NOTE: An attacker need not be human, which is why it’s often called a threat. Threats can include weather, fire, ants, etc.
Now you’ve iterated over the reasonable vulnerabilities pair those vulnerabilities with threats. In this case you are concerned about some nameless attacker exploiting a vulnerability to deny access to your openHAB users. How likely is that to occur? If you are someone who is of interest to a state actor it might actually be quite high. For most people, it will be quite low.
Now back to the risk calculation.
Come up with some number to represent the impact should your users lose access to OH. Now multiply it by the likelihood that an attacker will actually do that. Anything that you do to mitigate this risk should cost less than the risk.
So if the impact is $1000 and the likelihood is 5%, anything I do to mitigate that risk must cost less than $50. So remember that your time has value and anything that you do to mitigate the risk can impose opportunity costs as well.

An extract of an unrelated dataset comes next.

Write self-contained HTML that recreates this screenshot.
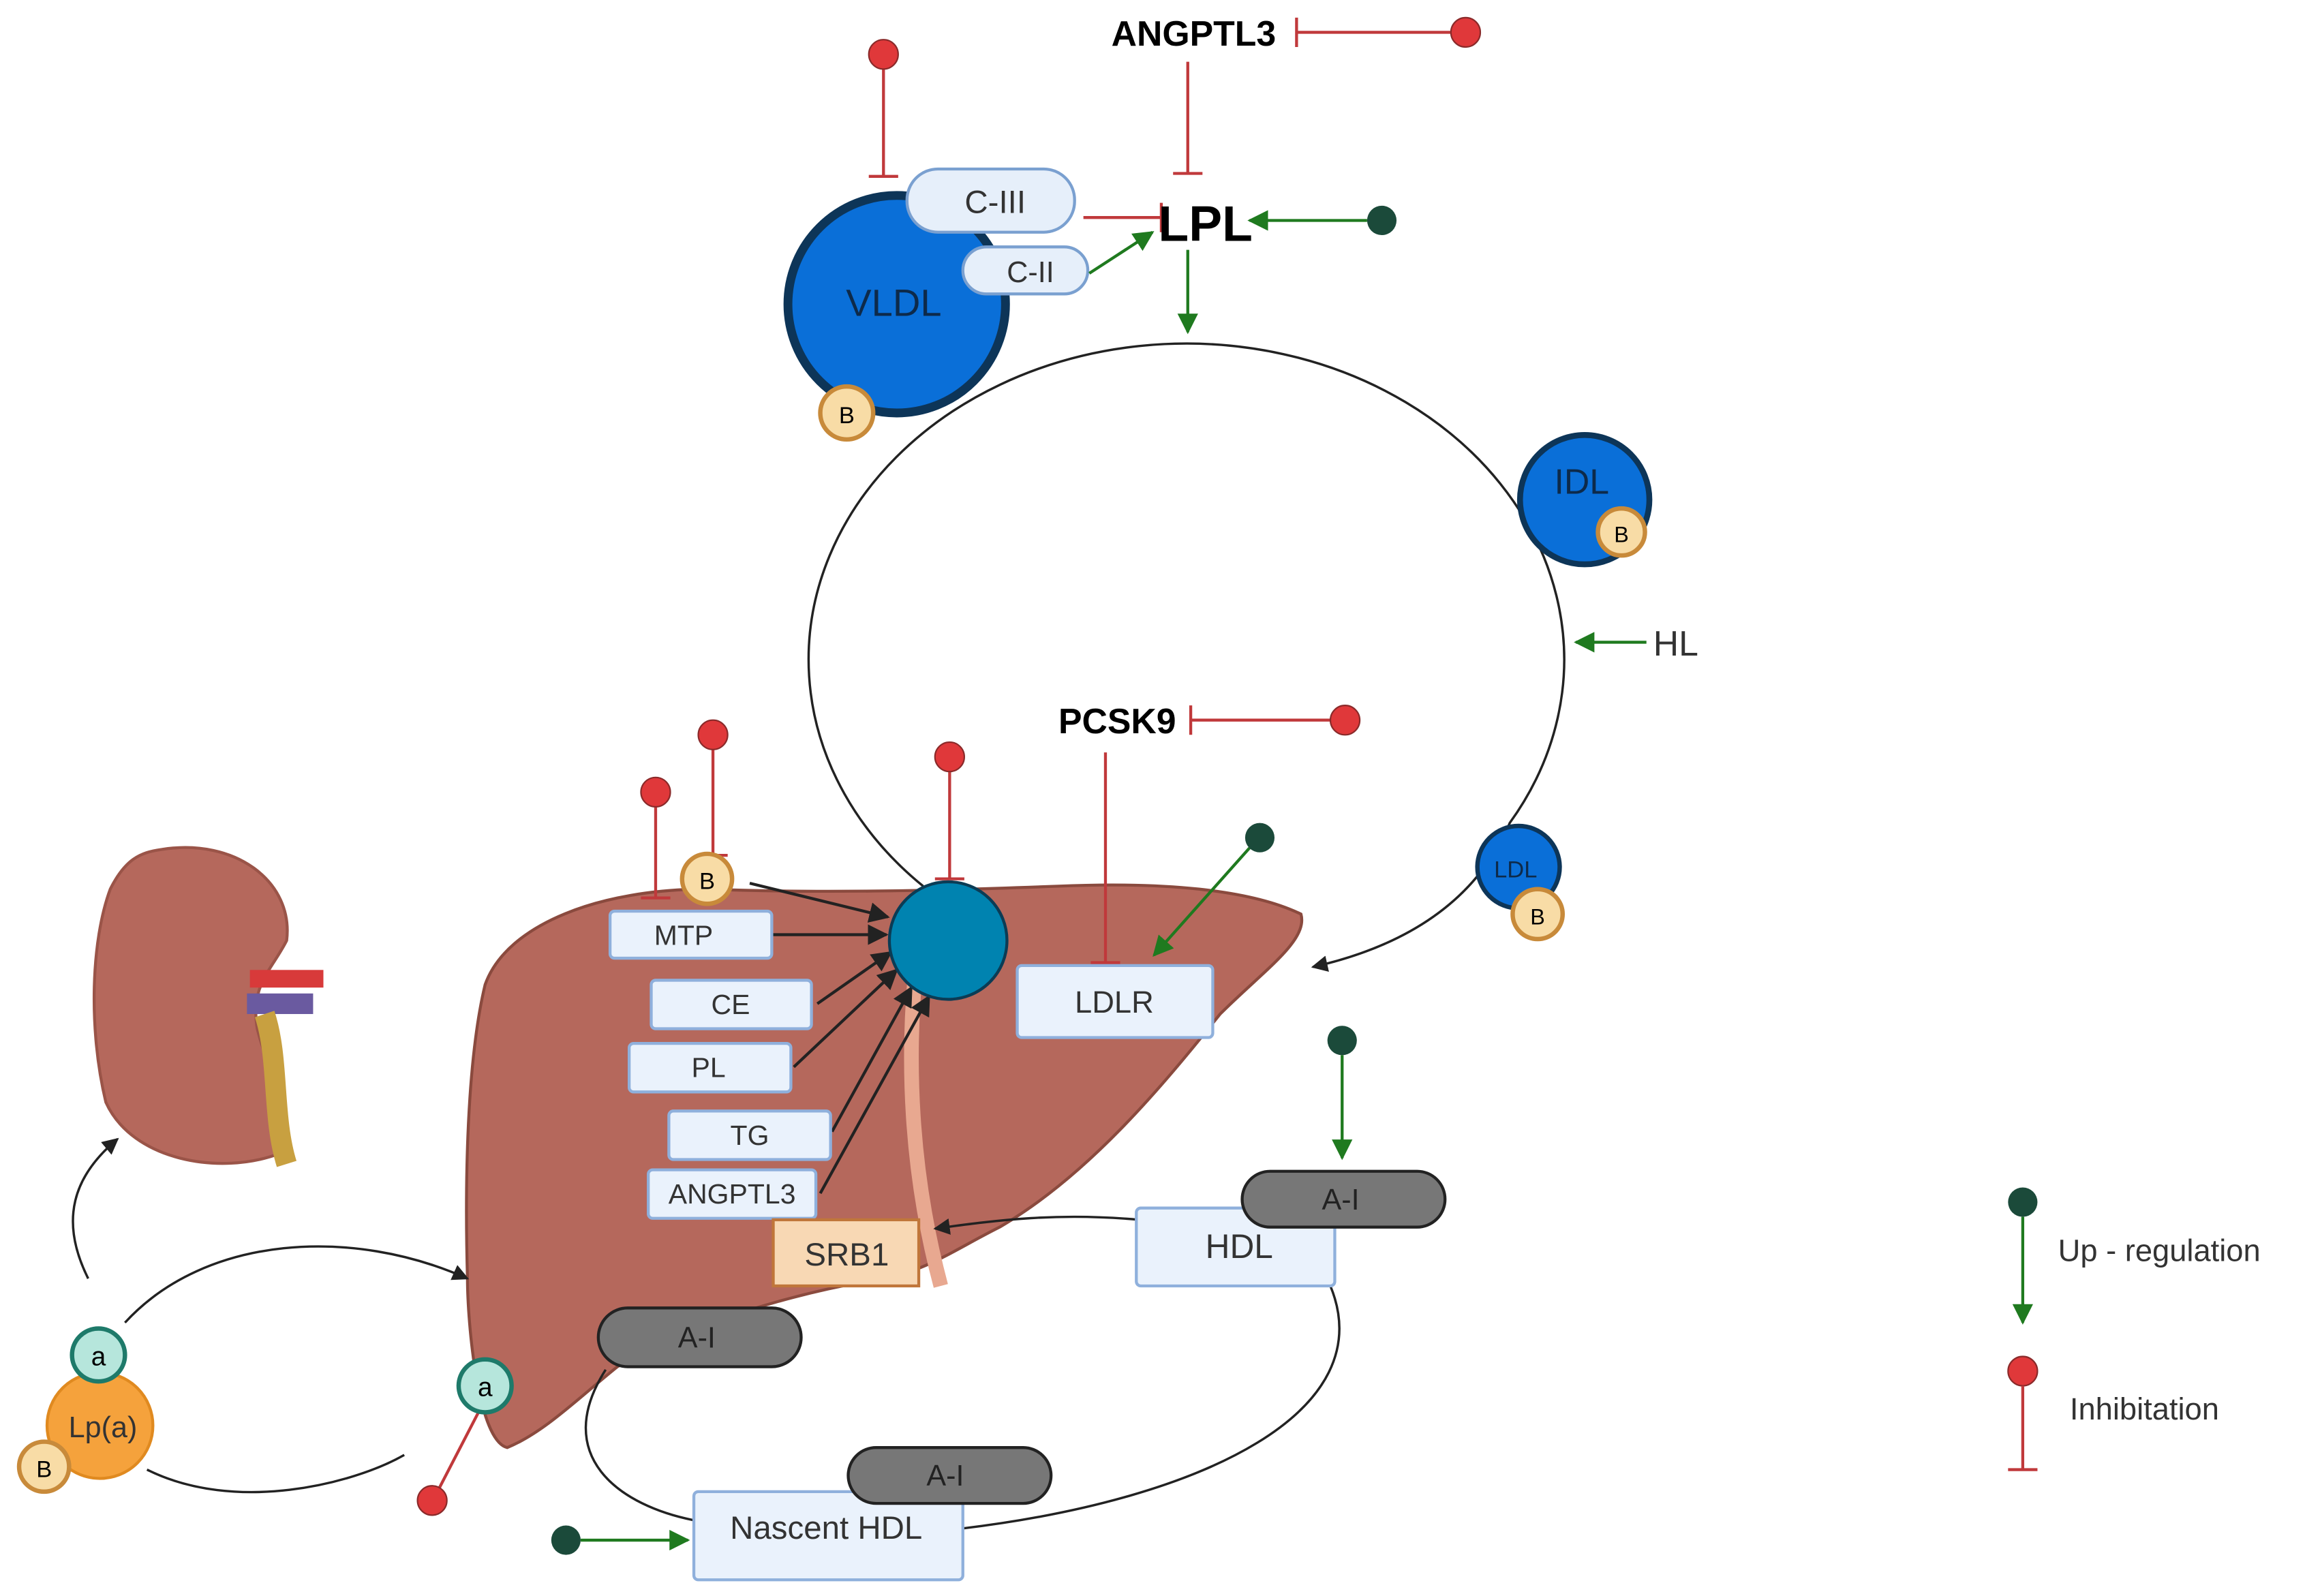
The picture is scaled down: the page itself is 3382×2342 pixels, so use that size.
<!DOCTYPE html>
<html><head><meta charset="utf-8"><style>
html,body{margin:0;padding:0;background:#fff;}
svg{display:block;}
text{font-family:"Liberation Sans",sans-serif;}
</style></head><body>
<svg width="3382" height="2342" viewBox="0 0 1568 1086" preserveAspectRatio="none" xmlns="http://www.w3.org/2000/svg">
<defs>
<marker id="ab" viewBox="0 0 10 10" refX="9" refY="5" markerWidth="7" markerHeight="7" orient="auto"><path d="M0,0 L10,5 L0,10 z" fill="#222"/></marker>
<marker id="ag" viewBox="0 0 10 10" refX="9" refY="5" markerWidth="7" markerHeight="7" orient="auto"><path d="M0,0 L10,5 L0,10 z" fill="#1f7a1f"/></marker>
</defs>
<rect width="1568" height="1086" fill="#fff"/>

<!-- big cycle -->
<path d="M 628 603 A 257 215 0 1 1 1027 560 Q 995 635 893 658" fill="none" stroke="#222" stroke-width="1.6" marker-end="url(#ab)"/>

<!-- kidney -->
<path d="M110 578 C160 570 200 600 195 640 C185 660 170 670 175 700 C185 740 205 760 190 785 C150 800 90 790 72 750 C60 700 62 640 75 605 C85 585 95 580 110 578 Z" fill="#b5685c" stroke="#9a5448" stroke-width="2"/>
<rect x="170" y="660" width="50" height="12" fill="#d83a3a"/>
<rect x="168" y="676" width="45" height="14" fill="#6a5aa0"/>
<path d="M180 690 C190 720 185 760 195 792" stroke="#c8a040" stroke-width="14" fill="none"/>

<!-- liver -->
<path d="M330 670 C345 628 410 605 480 605 C560 608 640 606 720 603 C790 600 850 605 885 622 C890 640 860 660 830 690 C790 740 740 800 680 835 C650 850 630 865 600 870 C540 880 470 900 420 930 C395 950 370 975 345 985 C325 980 318 900 318 870 C316 800 318 720 330 670 Z" fill="#b5685c" stroke="#8a4a3e" stroke-width="2"/>
<path d="M625 640 C615 720 620 800 640 875" stroke="#e8a890" stroke-width="10" fill="none"/>

<!-- Lp(a) loop -->
<path d="M85 900 C140 840 240 835 318 870" fill="none" stroke="#222" stroke-width="1.6" marker-end="url(#ab)"/>
<path d="M100 1000 C160 1030 240 1010 275 990" fill="none" stroke="#222" stroke-width="1.6"/>
<path d="M60 870 C40 830 50 800 80 775" fill="none" stroke="#222" stroke-width="1.6" marker-end="url(#ab)"/>
<circle cx="68" cy="970" r="36" fill="#f5a23c" stroke="#e08a20" stroke-width="2"/>
<text x="70" y="978" font-size="20" text-anchor="middle" fill="#333">Lp(a)</text>
<circle cx="67" cy="922" r="18" fill="#b6e6dc" stroke="#1e7a6a" stroke-width="3"/><text x="67" y="929" font-size="18" text-anchor="middle">a</text>
<circle cx="30" cy="998" r="17" fill="#f8dca6" stroke="#c88a3a" stroke-width="3"/><text x="30" y="1005" font-size="16" text-anchor="middle">B</text>
<line x1="326" y1="960" x2="296" y2="1018" stroke="#c0393b" stroke-width="2"/>
<circle cx="294" cy="1021" r="10" fill="#e0383a" stroke="#8a2a2a"/>
<circle cx="330" cy="943" r="18" fill="#b6e6dc" stroke="#1e7a6a" stroke-width="3"/><text x="330" y="950" font-size="18" text-anchor="middle">a</text>

<!-- HDL loops -->
<path d="M905 875 C940 960 820 1020 655 1040" fill="none" stroke="#222" stroke-width="1.6"/>
<path d="M412 932 C375 990 420 1025 475 1035" fill="none" stroke="#222" stroke-width="1.6"/>
<path d="M775 830 C720 825 680 830 636 836" fill="none" stroke="#222" stroke-width="1.6" marker-end="url(#ab)"/>

<!-- VLDL -->
<circle cx="610" cy="207" r="74" fill="#0a6fd8" stroke="#0d3558" stroke-width="6"/>
<text x="608" y="215" font-size="26" text-anchor="middle" fill="#0d2a4a">VLDL</text>
<circle cx="576" cy="281" r="18" fill="#f8dca6" stroke="#c88a3a" stroke-width="3"/><text x="576" y="288" font-size="16" text-anchor="middle">B</text>
<rect x="617" y="115" width="114" height="43" rx="21" fill="#e6effa" stroke="#7aa0d0" stroke-width="2"/><text x="677" y="145" font-size="22" text-anchor="middle" fill="#333">C-III</text>
<rect x="655" y="168" width="85" height="32" rx="16" fill="#e6effa" stroke="#7aa0d0" stroke-width="2"/><text x="701" y="192" font-size="20" text-anchor="middle" fill="#333">C-II</text>
<line x1="601" y1="47" x2="601" y2="120" stroke="#c0393b" stroke-width="2"/><line x1="591" y1="120" x2="611" y2="120" stroke="#c0393b" stroke-width="2"/>
<circle cx="601" cy="37" r="10" fill="#e0383a" stroke="#8a2a2a"/>
<line x1="737" y1="148" x2="790" y2="148" stroke="#c0393b" stroke-width="2"/><line x1="790" y1="138" x2="790" y2="158" stroke="#c0393b" stroke-width="2"/>
<line x1="741" y1="186" x2="784" y2="158" stroke="#1f7a1f" stroke-width="2" marker-end="url(#ag)"/>
<text x="820" y="164" font-size="34" font-weight="bold" text-anchor="middle">LPL</text>
<line x1="930" y1="150" x2="850" y2="150" stroke="#1f7a1f" stroke-width="2" marker-end="url(#ag)"/>
<circle cx="940" cy="150" r="10" fill="#1b4a3a"/>
<line x1="808" y1="170" x2="808" y2="226" stroke="#1f7a1f" stroke-width="2" marker-end="url(#ag)"/>
<text x="812" y="31" font-size="24" font-weight="bold" text-anchor="middle">ANGPTL3</text>
<line x1="882" y1="22" x2="988" y2="22" stroke="#c0393b" stroke-width="2"/><line x1="882" y1="12" x2="882" y2="32" stroke="#c0393b" stroke-width="2"/>
<circle cx="997" cy="22" r="10" fill="#e0383a" stroke="#8a2a2a"/>
<line x1="808" y1="42" x2="808" y2="118" stroke="#c0393b" stroke-width="2"/><line x1="798" y1="118" x2="818" y2="118" stroke="#c0393b" stroke-width="2"/>

<!-- IDL / LDL -->
<circle cx="1078" cy="340" r="44" fill="#0a6fd8" stroke="#0d3558" stroke-width="4"/>
<text x="1076" y="336" font-size="24" text-anchor="middle" fill="#0d2a4a">IDL</text>
<circle cx="1103" cy="362" r="16" fill="#f8dca6" stroke="#c88a3a" stroke-width="3"/><text x="1103" y="369" font-size="15" text-anchor="middle">B</text>
<line x1="1120" y1="437" x2="1072" y2="437" stroke="#1f7a1f" stroke-width="2" marker-end="url(#ag)"/>
<text x="1140" y="446" font-size="24" text-anchor="middle" fill="#333">HL</text>
<circle cx="1033" cy="590" r="28" fill="#0a6fd8" stroke="#0d3558" stroke-width="3"/>
<text x="1031" y="597" font-size="16" text-anchor="middle" fill="#0d2a4a">LDL</text>
<circle cx="1046" cy="622" r="17" fill="#f8dca6" stroke="#c88a3a" stroke-width="3"/><text x="1046" y="629" font-size="15" text-anchor="middle">B</text>

<!-- PCSK9 -->
<text x="760" y="499" font-size="24" font-weight="bold" text-anchor="middle">PCSK9</text>
<line x1="810" y1="490" x2="906" y2="490" stroke="#c0393b" stroke-width="2"/><line x1="810" y1="480" x2="810" y2="500" stroke="#c0393b" stroke-width="2"/>
<circle cx="915" cy="490" r="10" fill="#e0383a" stroke="#8a2a2a"/>
<line x1="752" y1="512" x2="752" y2="655" stroke="#c0393b" stroke-width="2"/><line x1="742" y1="655" x2="762" y2="655" stroke="#c0393b" stroke-width="2"/>
<line x1="850" y1="577" x2="785" y2="650" stroke="#1f7a1f" stroke-width="2" marker-end="url(#ag)"/>
<circle cx="857" cy="570" r="10" fill="#1b4a3a"/>

<!-- central hepatocyte arrows -->
<g stroke="#222" stroke-width="2" marker-end="url(#ab)">
<line x1="510" y1="601" x2="604" y2="624"/>
<line x1="526" y1="636" x2="603" y2="636"/>
<line x1="556" y1="683" x2="606" y2="648"/>
<line x1="540" y1="726" x2="610" y2="660"/>
<line x1="566" y1="770" x2="620" y2="672"/>
<line x1="558" y1="812" x2="632" y2="678"/>
</g>
<circle cx="645" cy="640" r="40" fill="#0083b0" stroke="#0b3c55" stroke-width="2"/>
<line x1="646" y1="525" x2="646" y2="598" stroke="#c0393b" stroke-width="2"/><line x1="636" y1="598" x2="656" y2="598" stroke="#c0393b" stroke-width="2"/>
<circle cx="646" cy="515" r="10" fill="#e0383a" stroke="#8a2a2a"/>
<line x1="485" y1="510" x2="485" y2="582" stroke="#c0393b" stroke-width="2"/><line x1="475" y1="582" x2="495" y2="582" stroke="#c0393b" stroke-width="2"/>
<circle cx="485" cy="500" r="10" fill="#e0383a" stroke="#8a2a2a"/>
<line x1="446" y1="549" x2="446" y2="611" stroke="#c0393b" stroke-width="2"/><line x1="436" y1="611" x2="456" y2="611" stroke="#c0393b" stroke-width="2"/>
<circle cx="446" cy="539" r="10" fill="#e0383a" stroke="#8a2a2a"/>
<circle cx="481" cy="598" r="17" fill="#f8dca6" stroke="#c88a3a" stroke-width="3"/><text x="481" y="605" font-size="16" text-anchor="middle">B</text>

<g fill="#eaf2fc" stroke="#8fb0dc" stroke-width="2">
<rect x="415" y="620" width="110" height="32" rx="3"/>
<rect x="443" y="667" width="109" height="33" rx="3"/>
<rect x="428" y="710" width="110" height="33" rx="3"/>
<rect x="455" y="756" width="110" height="33" rx="3"/>
<rect x="441" y="796" width="114" height="33" rx="3"/>
<rect x="692" y="657" width="133" height="49" rx="3"/>
<rect x="773" y="822" width="135" height="53" rx="3"/>
<rect x="472" y="1015" width="183" height="60" rx="3"/>
</g>
<g font-size="19" fill="#333" text-anchor="middle">
<text x="465" y="643">MTP</text>
<text x="497" y="690">CE</text>
<text x="482" y="733">PL</text>
<text x="510" y="779">TG</text>
<text x="498" y="819">ANGPTL3</text>
<text x="758" y="689" font-size="21">LDLR</text>
<text x="843" y="856" font-size="23">HDL</text>
<text x="562" y="1047" font-size="22">Nascent HDL</text>
</g>
<rect x="526" y="830" width="99" height="45" fill="#f8d8b4" stroke="#c0763a" stroke-width="2"/>
<text x="576" y="861" font-size="22" text-anchor="middle" fill="#333">SRB1</text>

<!-- A-I pills -->
<g fill="#777" stroke="#222" stroke-width="2">
<rect x="845" y="797" width="138" height="38" rx="19"/>
<rect x="407" y="890" width="138" height="40" rx="20"/>
<rect x="577" y="985" width="138" height="38" rx="19"/>
</g>
<g font-size="20" fill="#222" text-anchor="middle">
<text x="912" y="823">A-I</text>
<text x="474" y="917">A-I</text>
<text x="643" y="1011">A-I</text>
</g>
<line x1="913" y1="718" x2="913" y2="788" stroke="#1f7a1f" stroke-width="2" marker-end="url(#ag)"/>
<circle cx="913" cy="708" r="10" fill="#1b4a3a"/>
<line x1="395" y1="1048" x2="468" y2="1048" stroke="#1f7a1f" stroke-width="2" marker-end="url(#ag)"/>
<circle cx="385" cy="1048" r="10" fill="#1b4a3a"/>

<!-- legend -->
<circle cx="1376" cy="818" r="10" fill="#1b4a3a"/>
<line x1="1376" y1="828" x2="1376" y2="900" stroke="#1f7a1f" stroke-width="2" marker-end="url(#ag)"/>
<text x="1400" y="858" font-size="21" fill="#333">Up - regulation</text>
<circle cx="1376" cy="933" r="10" fill="#e0383a" stroke="#8a2a2a"/>
<line x1="1376" y1="943" x2="1376" y2="1000" stroke="#c0393b" stroke-width="2"/><line x1="1366" y1="1000" x2="1386" y2="1000" stroke="#c0393b" stroke-width="2"/>
<text x="1408" y="966" font-size="21" fill="#333">Inhibitation</text>
</svg>
</body></html>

Use these sorts of exercises to help you identify the big risks and focus your efforts on those. If you are running an OH system on a LAN that is not directly exposed to the internet, your time and effort is much better spent making sure your LAN is secure and your machine has backup power and stuff like that. Maybe spend a little bit of effort on locking down the network on your OH machine so only certain IPs even on the LAN can communicate with it. Lock down SSH so it requires a cert or both a cert and password to log in. That is the sort of thing that is worth doing. Doing integrity checks on the OH users file doesn’t actually mitigate anything. By the time the attacker can get to that file, they can achieve their goals in so many more effective and destructive ways.
In short, the mitigation costs way more than the risk.